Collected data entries
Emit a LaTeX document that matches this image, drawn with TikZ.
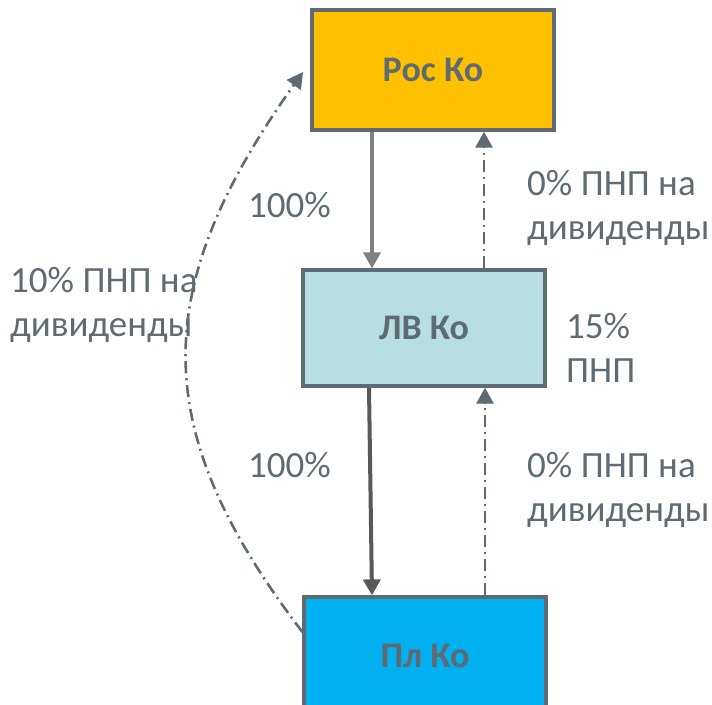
\documentclass[tikz,border=0pt]{standalone}
\usepackage{fontspec}
\setmainfont{Carlito}
\usetikzlibrary{arrows.meta}
\definecolor{txt}{HTML}{5F6B73}
\definecolor{edge}{HTML}{5F6B73}
\definecolor{rocfill}{HTML}{FFC000}
\definecolor{lvfill}{HTML}{B7DEE1}
\definecolor{plfill}{HTML}{00B0F0}
\definecolor{arrA}{HTML}{808080}
\definecolor{arrB}{HTML}{595959}
\tikzset{
  company/.style={draw=edge, line width=3.2pt, minimum width=242pt, text=txt,
    font=\fontsize{36}{44}\selectfont\bfseries, inner sep=0pt},
  lbl/.style={text=txt, font=\fontsize{37}{44}\selectfont, align=left, inner sep=0pt, anchor=west},
  tip/.style={-{Triangle[width=17pt,length=16pt]}},
  ownA/.style={tip, draw=arrA, line width=3.5pt},
  ownB/.style={tip, draw=arrB, line width=4pt},
  divi/.style={tip, draw=edge, line width=2.6pt, dash pattern=on 12pt off 5pt on 2pt off 5pt}
}
\begin{document}
\begin{tikzpicture}[x=1pt,y=-1pt]
\useasboundingbox (0,0) rectangle (712,704);
\node[company, fill=rocfill, minimum height=120pt] (roc) at (433,70) {Рос Ко};
\node[company, fill=lvfill, minimum height=116pt] (lv) at (424,328) {ЛВ Ко};
\node[company, fill=plfill, minimum height=118pt] (pl) at (425,656) {Пл Ко};

\draw[ownA] (roc.south -| 372,0) -- (lv.north -| 372,0);
\draw[ownB] (lv.south -| 369,0) -- (pl.north -| 372,0);
\draw[divi] (lv.north -| 484,0) -- (roc.south -| 484,0);
\draw[divi] (pl.north -| 485,0) -- (lv.south -| 485,0);
\coordinate (plside) at (pl.west |- 0,632);
\coordinate (rocside) at (303,72);
\draw[divi] (plside) .. controls (148,430) and (148,290) .. (rocside);

\node[lbl] (p1) at (248,205) {100\%};
\node[lbl] (p2) at (248,465) {100\%};
\node[lbl] (d1) at (527,208) {0\% ПНП на\\дивиденды};
\node[lbl] (d2) at (527,490) {0\% ПНП на\\дивиденды};
\node[lbl] (d3) at (10,305) {10\% ПНП на\\дивиденды};
\node[lbl] (t1) at (566,348) {15\%\\ПНП};
\end{tikzpicture}
\end{document}
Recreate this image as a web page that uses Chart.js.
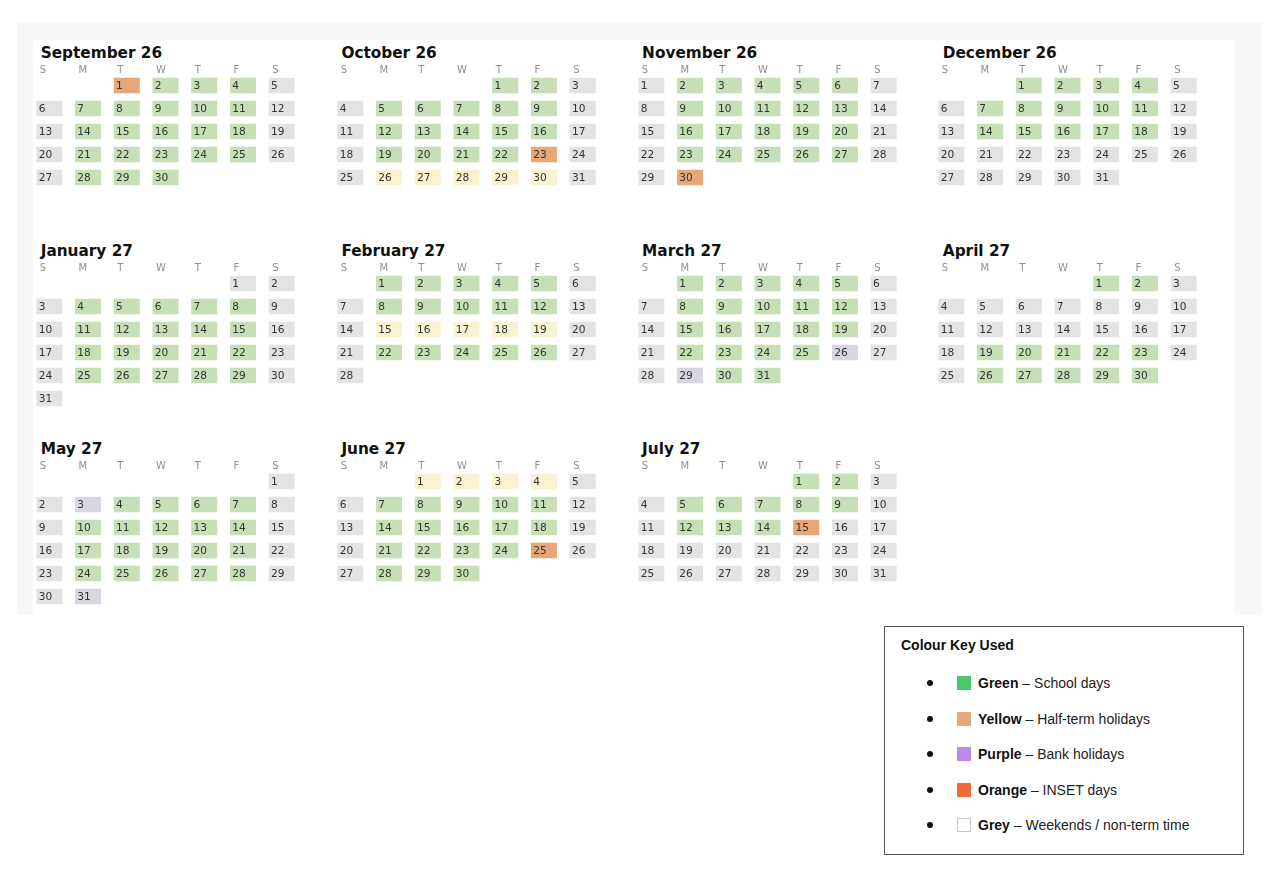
<!DOCTYPE html>
<html>
<head>
<meta charset="utf-8">
<script src="https://cdn.jsdelivr.net/npm/chart.js@4.4.1/dist/chart.umd.min.js"></script>
<style>
  body { margin: 0; background: #fff; }
  #page { position: relative; width: 1280px; height: 869px; overflow: hidden; }
  .panel { position: absolute; left: 17px; top: 22px; width: 1245px; height: 593px; background: #f8f8f8; }
  .inner { position: absolute; left: 16px; top: 18px; width: 1202px; height: 575px; background: #fff; }
  .mtitle { position: absolute; margin: 0; font: bold 15.3px "DejaVu Sans", sans-serif; line-height: 18px; color: #111; white-space: nowrap; }
  canvas { position: absolute; }
  .key { position: absolute; left: 884px; top: 626px; width: 358px; height: 227px; border: 1.5px solid #555; background: #fff; }
  .key .kt { position: absolute; left: 16px; top: 9px; font: bold 14px "Liberation Sans", Arial, sans-serif; line-height: 18px; color: #111; }
  .key .row { position: absolute; left: 0; height: 18px; font: 14px "Liberation Sans", Arial, sans-serif; line-height: 18px; color: #222; white-space: nowrap; }
  .key .dot { position: absolute; left: 42px; top: 6px; width: 6px; height: 6px; border-radius: 50%; background: #111; }
  .key .sw { position: absolute; left: 72px; top: 2px; width: 14px; height: 14px; box-sizing: border-box; }
  .key .tx { position: absolute; left: 93px; top: 0; }
  .key b { color: #111; }
</style>
</head>
<body>
<div id="page">
  <div class="panel"><div class="inner"></div></div>
</div>
<script>
// CALENDAR DATA
const monthLabels = ["September 26", "October 26", "November 26", "December 26",
  "January 27", "February 27", "March 27", "April 27", "May 27", "June 27", "July 27"];
const monthYears = [2026, 2026, 2026, 2026, 2027, 2027, 2027, 2027, 2027, 2027, 2027];
const monthIndex = [8, 9, 10, 11, 0, 1, 2, 3, 4, 5, 6];
const weekdayLabels = ["S", "M", "T", "W", "T", "F", "S"];

// one letter per day: g school day, h half-term, b bank holiday, i INSET day, w weekend / non-term
const dayStatus = [
  "igggwwgggggwwgggggwwgggggwwggg",
  "ggwwgggggwwgggggwwggggiwwhhhhhw",
  "wgggggwwgggggwwgggggwwgggggwwi",
  "ggggwwgggggwwgggggwwwwwwwwwwwww",
  "wwwgggggwwgggggwwgggggwwgggggww",
  "gggggwwgggggwwhhhhhwwgggggww",
  "gggggwwgggggwwgggggwwggggbwwbgg",
  "ggwwwwwwwwwwwwwwwwgggggwwggggg",
  "wwbggggwwgggggwwgggggwwgggggwwb",
  "hhhhwwgggggwwgggggwwggggiwwggg",
  "ggwwgggggwwgggiwwwwwwwwwwwwwwww"
];

const statusCodes = ["g", "h", "b", "i", "w"];
const cellColours = { g: "#c6dfb6", h: "#fbf2d1", b: "#d7d7e1", i: "#e8a776", w: "#e3e3e3" };

// COLOUR KEY
const keyColourNames = ["Green", "Yellow", "Purple", "Orange", "Grey"];
const keyMeanings = ["School days", "Half-term holidays", "Bank holidays", "INSET days", "Weekends / non-term time"];
const keySwatches = ["#47c86a", "#e3aa7b", "#b98ae8", "#f06a33", "#ffffff"];

// layout of the month grid
const blockLeft = [36.7, 337.4, 638.1, 938.8];
const blockTop = [78, 276, 474];
const colPitch = 38.7, rowPitch = 23, headH = 14;

const dayNumbers = {
  id: "dayNumbers",
  afterDatasetsDraw(chart) {
    const ctx = chart.ctx;
    ctx.save();
    ctx.font = '10.6px "DejaVu Sans"';
    ctx.fillStyle = "#333";
    ctx.textBaseline = "middle";
    ctx.textAlign = "left";
    chart.data.datasets.forEach((ds, i) => {
      chart.getDatasetMeta(i).data.forEach((bar, j) => {
        const p = bar.getProps(["x", "y", "base", "width"], true);
        ctx.fillText(ds.data[j].d, p.x - p.width / 2 + 2.3, (p.y + p.base) / 2 + 0.5);
      });
    });
    ctx.restore();
  }
};

const page = document.getElementById("page");

monthLabels.forEach((label, m) => {
  const left = blockLeft[m % 4];
  const top = blockTop[Math.floor(m / 4)];

  const title = document.createElement("div");
  title.className = "mtitle";
  title.textContent = label;
  title.style.left = (left + 4) + "px";
  title.style.top = (top - 34) + "px";
  page.appendChild(title);

  const canvas = document.createElement("canvas");
  canvas.width = Math.round(colPitch * 7);
  canvas.height = headH + rowPitch * 6;
  canvas.style.left = (left - (colPitch - 26) / 2) + "px";
  canvas.style.top = (top - (rowPitch - 15.5) / 2 - headH) + "px";
  page.appendChild(canvas);

  const first = new Date(monthYears[m], monthIndex[m], 1).getDay();
  const datasets = statusCodes.map(code => ({
    data: [],
    backgroundColor: cellColours[code]
  }));
  dayStatus[m].split("").forEach((s, k) => {
    const slot = first + k;
    const row = Math.floor(slot / 7);
    datasets[statusCodes.indexOf(s)].data.push({
      x: slot % 7,
      y: [row + 0.163, row + 0.837],
      d: k + 1
    });
  });

  new Chart(canvas.getContext("2d"), {
    type: "bar",
    data: { datasets },
    options: {
      responsive: false,
      animation: false,
      layout: { padding: 0 },
      datasets: { bar: { grouped: false, categoryPercentage: 1, barPercentage: 0.672, borderWidth: 0 } },
      plugins: { legend: { display: false }, tooltip: { enabled: false }, title: { display: false } },
      scales: {
        x: {
          type: "linear",
          position: "top",
          offset: false,
          min: -0.5,
          max: 6.5,
          grid: { display: false, drawTicks: false, offset: false },
          border: { display: false },
          afterBuildTicks: s => { s.ticks = weekdayLabels.map((l, i) => ({ value: i })); },
          afterFit: s => { s.height = headH; },
          ticks: {
            align: "start",
            labelOffset: -9.5,
            padding: -2,
            autoSkip: false,
            maxRotation: 0,
            color: "#909090",
            font: { family: "DejaVu Sans", size: 10 },
            callback: v => weekdayLabels[v]
          }
        },
        y: { type: "linear", reverse: true, min: 0, max: 6, display: false }
      }
    },
    plugins: [dayNumbers]
  });
});

// KEY BOX
const key = document.createElement("div");
key.className = "key";
key.innerHTML = '<div class="kt">Colour Key Used</div>';
keyColourNames.forEach((name, i) => {
  const row = document.createElement("div");
  row.className = "row";
  row.style.top = (47 + i * 35.6) + "px";
  row.innerHTML = '<span class="dot"></span><span class="sw"></span><span class="tx"><b></b> \u2013 </span>';
  const sw = row.querySelector(".sw");
  sw.style.background = keySwatches[i];
  if (name === "Grey") sw.style.border = "1px solid #c8c8c8";
  row.querySelector("b").textContent = name;
  row.querySelector(".tx").appendChild(document.createTextNode(keyMeanings[i]));
  key.appendChild(row);
});
page.appendChild(key);
</script>
</body>
</html>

▸ **WORK REQUIRED**:
Collect the lines of the records that include the string "image".

▸ **COMPLETE OUTPUT**:
Emit a LaTeX document that matches this image, drawn with TikZ.
Recreate this image as a web page that uses Chart.js.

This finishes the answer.